Pore-scale modeling of multiphysics behavior of permafrost

This study focuses on quantifying the response of pore-scale transport properties in a multiphase system involving water, ice, gas, and granules subjected to dynamic thermal conditions. Permafrost is a multiphase medium in which solid (grain and ice) and liquid (water and greenhouse gas) coexist, and significant thermal gradients originated by warming result in dynamic subsurface processes. These processes taken in total exert complicated multiphysics behavior that is beyond the predictability of traditional models.
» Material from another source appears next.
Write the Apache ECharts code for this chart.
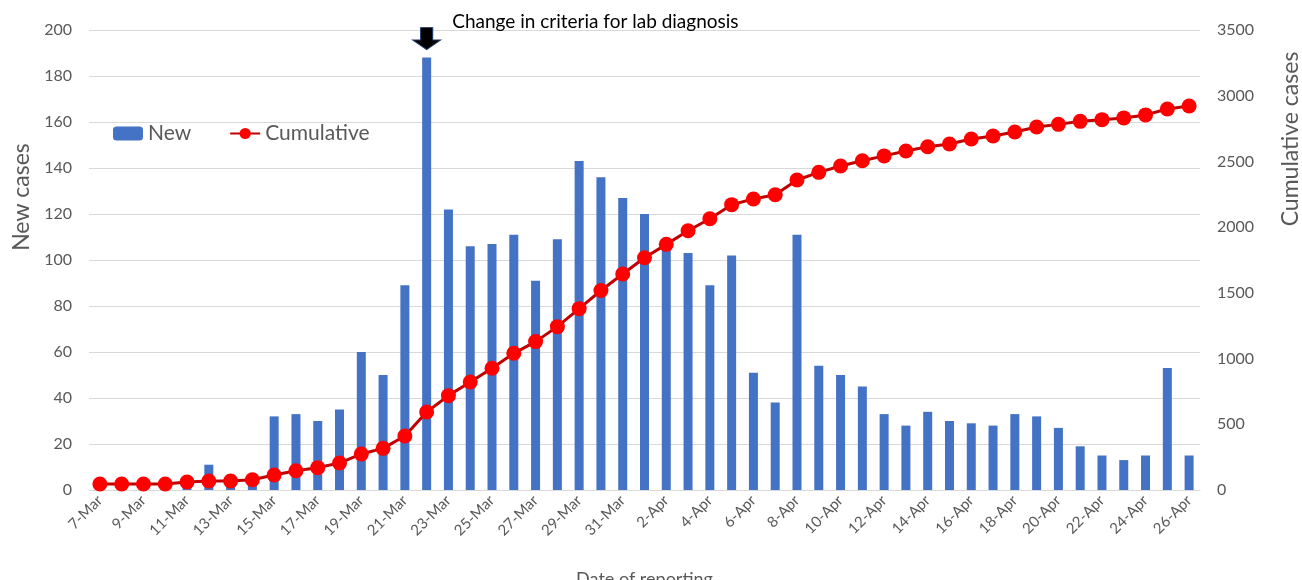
<!DOCTYPE html>
<html lang="en">
<head>
    <meta charset="UTF-8">
    <title>New and cumulative cases</title>
    <script src="https://cdn.jsdelivr.net/npm/echarts@6/dist/echarts.min.js"></script>
    <style type="text/css">
        html, body { margin: 0; padding: 0; background: #fff; }
    </style>
</head>
<body>
<div id="myChart" style="width: 1302px;height:580px;"></div>

<script>
    // dates of reporting
    var dates = ['7-Mar', '8-Mar', '9-Mar', '10-Mar', '11-Mar', '12-Mar', '13-Mar', '14-Mar', '15-Mar', '16-Mar',
        '17-Mar', '18-Mar', '19-Mar', '20-Mar', '21-Mar', '22-Mar', '23-Mar', '24-Mar', '25-Mar', '26-Mar',
        '27-Mar', '28-Mar', '29-Mar', '30-Mar', '31-Mar', '1-Apr', '2-Apr', '3-Apr', '4-Apr', '5-Apr',
        '6-Apr', '7-Apr', '8-Apr', '9-Apr', '10-Apr', '11-Apr', '12-Apr', '13-Apr', '14-Apr', '15-Apr',
        '16-Apr', '17-Apr', '18-Apr', '19-Apr', '20-Apr', '21-Apr', '22-Apr', '23-Apr', '24-Apr', '25-Apr',
        '26-Apr'];

    var newCases = [0, 0, 0, 0, 2, 11, 2, 3, 32, 33,
        30, 35, 60, 50, 89, 188, 122, 106, 107, 111,
        91, 109, 143, 136, 127, 120, 106, 103, 89, 102,
        51, 38, 111, 54, 50, 45, 33, 28, 34, 30,
        29, 28, 33, 32, 27, 19, 15, 13, 15, 53,
        15];

    var cumulative = [46, 46, 46, 46, 61, 68, 68, 78, 114, 147,
        170, 205, 274, 317, 411, 594, 718, 822, 926, 1040,
        1129, 1243, 1380, 1518, 1643, 1767, 1869, 1973, 2064, 2171,
        2214, 2247, 2359, 2417, 2465, 2505, 2542, 2579, 2612, 2633,
        2671, 2694, 2724, 2762, 2782, 2805, 2818, 2831, 2854, 2899,
        2922];

    var leftTicks = {min: 0, max: 200, interval: 20};
    var rightTicks = {min: 0, max: 3500, interval: 500};

    var noteDate = '22-Mar';
    var noteText = 'Change in criteria for lab diagnosis';

    var grey = '#595959';
    var font = 'Lato, "Open Sans", sans-serif';

    var myChart = echarts.init(document.getElementById('myChart'));

    var option = {
        backgroundColor: '#fff',
        textStyle: {fontFamily: font},
        animation: false,
        grid: {left: 89, right: 102, top: 30, bottom: 90, containLabel: false, outerBoundsMode: 'none'},
        legend: {
            left: 108,
            top: 118,
            itemGap: 38,
            itemWidth: 30,
            itemHeight: 14,
            textStyle: {fontSize: 21, color: grey, fontFamily: font},
            data: ['New', 'Cumulative']
        },
        xAxis: {
            type: 'category',
            data: dates,
            name: 'Date of reporting',
            nameLocation: 'middle',
            nameGap: 80,
            nameTextStyle: {fontSize: 18, color: grey},
            axisLine: {lineStyle: {color: '#d9d9d9', width: 1}},
            axisTick: {show: false},
            axisLabel: {
                interval: 1,
                rotate: 45,
                fontSize: 15,
                color: grey,
                margin: 8
            }
        },
        yAxis: [
            {
                type: 'value',
                min: leftTicks.min,
                max: leftTicks.max,
                interval: leftTicks.interval,
                axisLine: {show: false},
                axisTick: {show: false},
                axisLabel: {fontSize: 16, color: grey, margin: 17},
                splitLine: {lineStyle: {color: '#d9d9d9', width: 1}}
            },
            {
                type: 'value',
                min: rightTicks.min,
                max: rightTicks.max,
                interval: rightTicks.interval,
                axisLine: {show: false},
                axisTick: {show: false},
                axisLabel: {fontSize: 16, color: grey, margin: 17, formatter: function (v) { return String(v); }},
                splitLine: {show: false}
            }
        ],
        graphic: [
            {
                type: 'text',
                x: 22, y: 197,
                rotation: Math.PI / 2,
                style: {text: 'New cases', fontSize: 23, fill: grey, fontFamily: font,
                    align: 'center', verticalAlign: 'middle'}
            },
            {
                type: 'text',
                x: 1291, y: 139,
                rotation: Math.PI / 2,
                style: {text: 'Cumulative cases', fontSize: 23, fill: grey, fontFamily: font,
                    align: 'center', verticalAlign: 'middle'}
            }
        ],
        series: [
            {
                name: 'New',
                type: 'bar',
                yAxisIndex: 0,
                barWidth: 9,
                itemStyle: {color: '#4472c4'},
                data: newCases,
                markPoint: {
                    silent: true,
                    symbol: 'path://M4,0 L10,0 L10,9 L14,9 L7,16 L0,9 L4,9 Z',
                    symbolSize: [28, 22],
                    symbolOffset: [0, -19],
                    itemStyle: {color: '#000', borderColor: '#1f3864', borderWidth: 1},
                    label: {
                        show: true,
                        position: 'right',
                        formatter: noteText,
                        fontSize: 19,
                        color: '#000',
                        fontFamily: font,
                        offset: [6, -17]
                    },
                    data: [{coord: [noteDate, newCases[dates.indexOf(noteDate)]]}]
                }
            },
            {
                name: 'Cumulative',
                type: 'line',
                yAxisIndex: 1,
                symbol: 'circle',
                symbolSize: 15,
                showAllSymbol: true,
                itemStyle: {color: '#ff0000'},
                lineStyle: {color: '#c00000', width: 3},
                data: cumulative
            }
        ]
    };

    myChart.setOption(option);
</script>
</body>
</html>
Therefore, this research work aims to elaborate on the fluid transport models to replicate the non-isothermal phenomena by including temperature-dependent parameters and interfacial tension-driven flow. A bench-scale experimental setup was developed to simulate the fluid flow through porous media under applied thermal gradients. The setup is monitored during freeze-thaw cycles by a camera with an arrangement of light sources. The images are analyzed using machine learning enhanced computer vision to differentiate phases, detect a freezing and thawing front, and quantify ice/water ratios. Preliminary results from the experiments reveal that the tools used in this study can successfully characterize transport parameters in permafrost. Future experiments combined with mathematical transport models will contribute to the tailoring of the setup that can be used for the prediction of greenhouse gas emissions from thawing permafrost.